- Theatrical release poster
- Directed by: Warren Skeels
- Written by: Sharon Y. Cobb; Warren Skeels;
- Produced by: Anne Marie Gillen; Terri Lubaroff; Michael Nole; Paul Scanlan; Warren Skeels;
- Starring: Madison Wolfe; Brec Bassinger; Skai Jackson; Gavin Warren; Ali Larter; Sean Astin;
- Cinematography: Gareth Paul Cox
- Edited by: Billy Gaggins
- Music by: Scott Borland
- Production companies: Legion M; Garrison Film Company; Skeels Films; XYZ Films;
- Distributed by: Relativity Media
- Release dates: October 14, 2023 (Newport Beach Film Festival); December 13, 2024;
- Running time: 105 minutes
- Country: United States
- Language: English
- Box office: $529,879

= The Man in the White Van =

2023 film directed by Warren Skeels

The Man in the White Van is a 2023 American thriller film directed by Warren Skeels. The film stars Madison Wolfe, Brec Bassinger, Skai Jackson, Gavin Warren, Ali Larter and Sean Astin.

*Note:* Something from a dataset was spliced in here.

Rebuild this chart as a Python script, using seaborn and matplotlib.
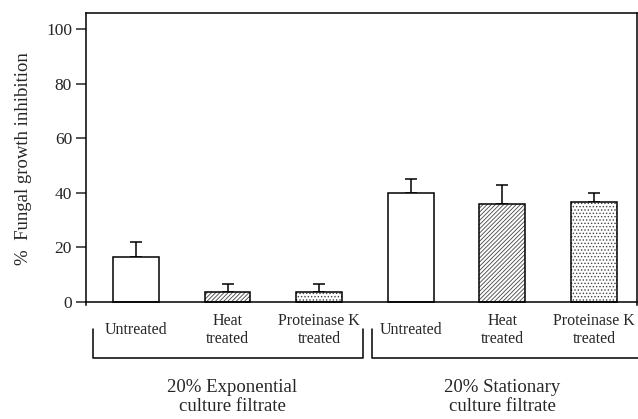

It premiered at the 2023 Newport Beach Film Festival and was released by Relativity Media in theaters on December 13, 2024.

== Premise ==
In the early 1970s, teenager Annie (Madison Wolfe), who is having problems living with her sister and brother, reports to her parents that she has seen a white van following her a few times, but her parents disagree with her complaints stating that it is paranoia. The movie is loosely based on the cases of Billy Mansfield Jr. who was a serial killer in Florida.

The film is loosely based on the crimes of Billy Mansfield Jr., a Florida-based serial killer active from 1975 to 1980. Mansfield Jr. was responsible for multiple abductions and murders, including victims as young as 13 years old. The movie focuses on the perspective of the victims rather than the killer, highlighting the fear and trauma experienced by those stalked by the white van.
Mansfield’s crimes were discovered decades later, with authorities uncovering remains on his property in Hernando County, Florida. He is currently serving four life sentences in a California prison hospital for the criminally insane in Stockton, CA.

==Plot==
The story is set in Florida in the mid-1970s. A teenager named Annie Williams lives with her older sister Margaret, her younger brother Daniel, and their parents. Annie enjoys horseback riding (her horse is named “Rebel”) and often ventures out into nature.

Annie begins to notice a white van appearing in places she frequents: while riding her horse, on her way home, in the woods. The van seems to follow or observe her. She reports the strange van to her parents, but they dismiss her fears as paranoia. Her older sister Margaret and friends are initially skeptical. Annie's best friend Patty, however, believes her.

Interspersed with Annie's storyline are flashback sequences showing earlier victims: young women abducted by the same or similar “man in the white van”. These provide backstory for the killer's pattern. These earlier abductions go largely unnoticed or unconnected at the time.

Annie's fear intensifies: the van's presence becomes more threatening, she becomes increasingly isolated, and the margin of safety shrinks. On Halloween night, her worst fears begin to materialize: the stalking culminates in an abduction.

Annie is captured and finds herself in the back of the white van. She awakens, fights back, opens the van door and jumps out as it approaches her home. She bangs on her front door; her sister Margaret finally hears and pulls her inside just as the man approaches the house. The man breaks in; Annie and Margaret flee through a window, fall to the ground, locate the van, hop inside and attempt to get away. The man pursues them.

Annie reverses the van when the man tries to snatch Margaret, backing into a bush to stop the vehicle, and then drives forward, hitting the man who's lying on the ground. A police officer arrives (thanks to Patty's help) but when they look for the man, he is nowhere to be found.

One month later, Annie and her family appear to have attempted to move on: they have dinner together, and life seems superficially normal. Annie's horse “Rebel” is gone (either sold or given away).

The film's climax reveals that the man in the white van escapes. A mid-credits scene shows a family on a camping trip; the daughter finds a white van parked nearby, implying that the predator is still out there.

== Reception ==

In his review on Film Threat, Alan Ng rated it an 8.5/10 saying that "is the perfect primer for someone thinking about getting into horror films." Jeffrey M. Anderson rated it 1/5 on Common Sense Media saying that "this extremely poor, lumbering thriller, which barely has enough ideas to sustain a 20-minute short, borrows most of its supposedly tense moments from dozens of other, better movies."